It is day one of maternity leave for me and twenty one days away till the expected due date. It is the beginning of a new journey as we await this baby and also for me in this shifting of focus and priority.
I enjoy waking up and getting started on something, really anything early in the day. Setting goals, writing lists and checking them off as the hours pass. My struggle is staying mindful and focused when the “goals” are not quite so easy to check off a list or when it doesn’t sound like such a great accomplishment. As I enter this season I have tried to think ahead and yes, make a plan. I have written down all the things I can focus on to give me life and focus and this feeling of accomplishment.
Yet, what I am discovering is that in every season and in this season for me particularly God desires for me to be, to get over myself and to be mindful of Him.To be in His presence and to find my self fulfilled not just partly but fully in Him.

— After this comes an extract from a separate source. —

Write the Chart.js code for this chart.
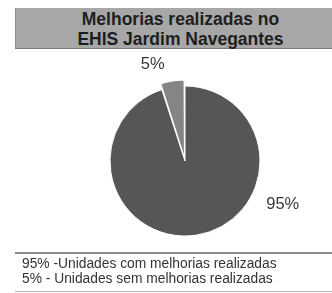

Yes, He calls me to have purpose and reach goals and to strive towards things but all of these things come secondary to His desire for me to simple “be” with Him. To know Him more fully, to love Him more deeply, to be aware of His Holy Spirit in my life more than I focus on my list of things to do.
Mindful yes, but mindful of the One who deserves all our attention and adoration.
So I will continue to tackle my lists of books, documentaries, things to clean, organize and manage. But I am confronted by this challenge to place my focus and mindfulness on the One who is so mindfully aware of me, my tendencies, struggles for He is the one who knit me together in my mothers womb.